Ultimately though, I found the book a little unsatisfying. It posed a number of will-it, won't-it kind of questions and I don't think it answered any of them. (If you're wondering, Brokdorf power station was actually built, eventually). However, as a historical document and an unusual insight into the FDR in 1979, I would recommend it. Possibly one of the greatest accolades I can offer it is that the next book I read will also be one by Guenter Grass. 3 stars.
Profile Image for Thany.
207 reviews3 followers
November 12, 2021
I didn’t love this book, but the interesting structure and narrative forms kept me reading. Definitely learned a lot about late-70s German culture!

**read in response to the popsugar reading challenge prompt “a book whose author has flora or fauna in their name”**
Profile Image for Alexander.
92 reviews9 followers
August 28, 2010
Not exactly a novel in the classic sense but it doesn't fit neatly into any other category either. Perhaps 'metafiction' suits it best.

Herr Grass himself appears frequently, identifying himself as the author who has created the couple the 'metanovel' focuses on -- specifically their ongoing "yes to baby, no to baby" debate.

It's supposed to be a witty play on his part, using the idea that Germans have babies in their heads (just as he has 'hatched' the two characters) while in Asia they are producing real, flesh-and-blood infants at a fantastic rate.

Similar gimmicky devices and discussions follow which are hit-or-miss. Add in some dated references to the politics in 1982 divided Germany and there are chunks of this book that aren't all that interesting.

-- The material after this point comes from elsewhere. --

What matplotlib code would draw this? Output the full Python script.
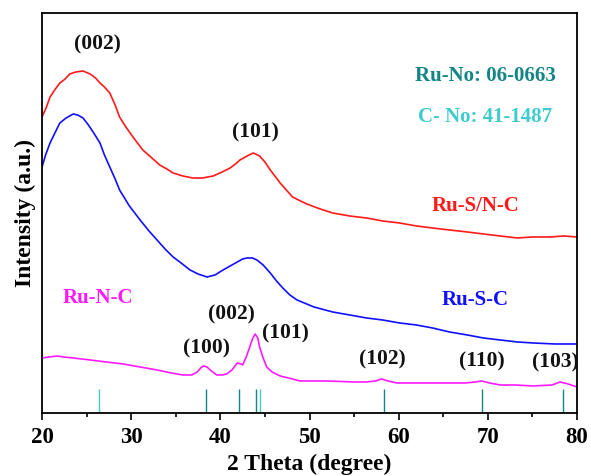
import matplotlib
matplotlib.use("Agg")
import matplotlib.pyplot as plt
from matplotlib.ticker import MultipleLocator

# XRD patterns (2 theta in degree, intensity in arbitrary units)
two_theta_rsnc = [20.0, 20.5, 20.9, 21.5, 22.0, 22.6, 23.1, 23.8, 24.6, 25.4, 26.0,
                  26.5, 27.0, 27.6, 28.2, 28.7, 29.4, 30.2, 31.3, 32.2, 33.2, 34.0,
                  34.7, 35.8, 36.9, 38.0, 39.2, 40.2, 41.1, 41.7, 42.2, 43.0, 43.7,
                  44.4, 45.0, 45.6, 46.2, 46.7, 47.4, 48.1, 49.0, 49.7, 51.2, 52.6,
                  54.5, 56.4, 58.2, 60.1, 62.0, 63.8, 65.7, 67.7, 69.5, 71.4, 73.3,
                  75.0, 77.0, 78.5, 80.0]
int_rsnc = [296, 306, 316, 324, 330, 334, 339, 341, 342, 339, 335,
            330, 326, 320, 308, 296, 286, 276, 263, 256, 248, 244,
            240, 237, 235, 235, 237, 241, 245, 249, 253, 257, 260,
            257, 251, 243, 236, 230, 223, 216, 212, 209, 204, 200,
            197, 195, 192, 190, 187, 185, 183, 181, 179, 177, 175,
            176, 176, 177, 176]

two_theta_rsc = [20.0, 20.4, 20.9, 21.5, 22.0, 22.7, 23.5, 24.0, 24.6, 25.2, 25.8,
                 26.5, 27.0, 27.6, 28.2, 28.7, 29.8, 31.0, 32.0, 32.9, 33.8, 34.7,
                 35.6, 36.6, 37.5, 38.5, 39.4, 40.3, 41.1, 41.9, 42.5, 43.0, 43.6,
                 44.1, 44.8, 45.6, 46.3, 47.0, 47.8, 48.6, 50.5, 52.6, 54.5, 56.4,
                 58.2, 60.1, 62.0, 63.8, 65.7, 67.7, 69.5, 71.4, 73.3, 75.1, 77.5,
                 80.0]
int_rsc = [246, 258, 270, 281, 290, 295, 299, 298, 295, 288, 280,
           270, 258, 246, 234, 223, 207, 193, 182, 173, 164, 156,
           150, 143, 139, 136, 138, 143, 147, 151, 154, 155, 155,
           153, 148, 140, 132, 125, 118, 113, 106, 101, 98, 95,
           93, 90, 88, 85, 81, 78, 75, 73, 71, 70, 69,
           69]

two_theta_rnc = [20.0, 20.8, 21.7, 22.4, 23.5, 25.4, 27.2, 29.1, 31.0, 32.9, 34.5,
                 35.8, 36.8, 37.4, 37.8, 38.1, 38.5, 39.0, 39.6, 40.2, 40.7, 41.3,
                 41.9, 42.3, 42.5, 42.9, 43.3, 43.6, 43.9, 44.2, 44.4, 44.8, 45.2,
                 45.8, 46.7, 48.1, 48.9, 52.0, 55.0, 56.4, 57.4, 58.1, 58.8, 59.8,
                 62.0, 65.8, 67.5, 68.6, 69.3, 70.2, 71.4, 73.0, 75.1, 77.2, 78.1,
                 79.0, 80.0]
int_rnc = [55, 56, 57, 56, 55, 53, 51, 49, 46, 43, 40,
           38, 38, 41, 45, 47, 46, 42, 38, 38, 39, 43,
           50, 49, 48, 56, 66, 74, 79, 75, 66, 55, 46,
           41, 37, 34, 32, 32, 31, 31, 32, 34, 32, 30,
           30, 30, 30, 31, 32, 30, 28, 28, 27, 28, 31,
           29, 26]

# standard reference lines
ru_pdf = [38.4, 42.1, 44.0, 58.3, 69.4, 78.4]
c_pdf = [26.4, 44.4]
stick_height = 24

peak_labels = [("(002)", 26.2, 369), ("(101)", 43.9, 281),
               ("(100)", 38.4, 64), ("(002)", 41.2, 98), ("(101)", 47.3, 79),
               ("(102)", 58.2, 53), ("(110)", 69.3, 51), ("(103)", 77.6, 50)]

plt.rcParams["font.family"] = ["Liberation Serif", "DejaVu Serif"]
plt.rcParams["font.weight"] = "bold"

fig = plt.figure(figsize=(5.91, 4.76), dpi=100)
ax = fig.add_axes([0.0711, 0.1324, 0.9052, 0.8403])

ax.plot(two_theta_rsnc, int_rsnc, color="#ff1a1a", lw=1.2)
ax.plot(two_theta_rsc, int_rsc, color="#1010ff", lw=1.2)
ax.plot(two_theta_rnc, int_rnc, color="#ff1aff", lw=1.2)

ax.vlines(ru_pdf, 0, stick_height, color="#138585", lw=1.0)
ax.vlines(c_pdf, 0, stick_height, color="#40cccc", lw=1.0)

for txt, x, y in peak_labels:
    ax.text(x, y, txt, ha="center", va="center", fontsize=15.5, fontweight="bold",
            color="#111111")

ax.text(69.7, 337, "Ru-No: 06-0663", ha="center", va="center", fontsize=15,
        fontweight="bold", color="#138585")
ax.text(69.7, 296, "C- No: 41-1487", ha="center", va="center", fontsize=15,
        fontweight="bold", color="#40cccc")
ax.text(68.6, 207, "Ru-S/N-C", ha="center", va="center", fontsize=15,
        fontweight="bold", color="#ff1a1a")
ax.text(68.6, 113, "Ru-S-C", ha="center", va="center", fontsize=15,
        fontweight="bold", color="#1010ff")
ax.text(26.3, 115, "Ru-N-C", ha="center", va="center", fontsize=15,
        fontweight="bold", color="#ff1aff")

ax.set_xlim(20, 80)
ax.set_ylim(0, 400)
ax.xaxis.set_major_locator(MultipleLocator(10))
ax.xaxis.set_minor_locator(MultipleLocator(5))
ax.tick_params(axis="x", which="major", direction="out", length=5, width=1.2,
               labelsize=16.5, pad=5)
ax.tick_params(axis="x", which="minor", direction="out", length=3, width=1.2)
ax.set_yticks([])
for lab in ax.get_xticklabels():
    lab.set_fontweight("bold")
for sp in ax.spines.values():
    sp.set_linewidth(1.3)

ax.set_xlabel("2 Theta (degree)", fontsize=17, fontweight="bold", labelpad=4)
ax.set_ylabel("Intensity (a.u.)", fontsize=17, fontweight="bold", labelpad=4)

fig.savefig("out.png", dpi=100)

The issue of flagging birth rates in the West versus soaring birthrates in the 3rd world is an interesting one, but I don't feel like my thoughts on it changed at all from reading this short book.
Profile Image for Jonfaith.
2,186 reviews1,774 followers
June 10, 2011
This was felt to be more of apolemic than a narrative. That's fine, nothing wrong with a rant every now and then. I think I finished this one in a single sitting, some unknown afternoon in the Highlands.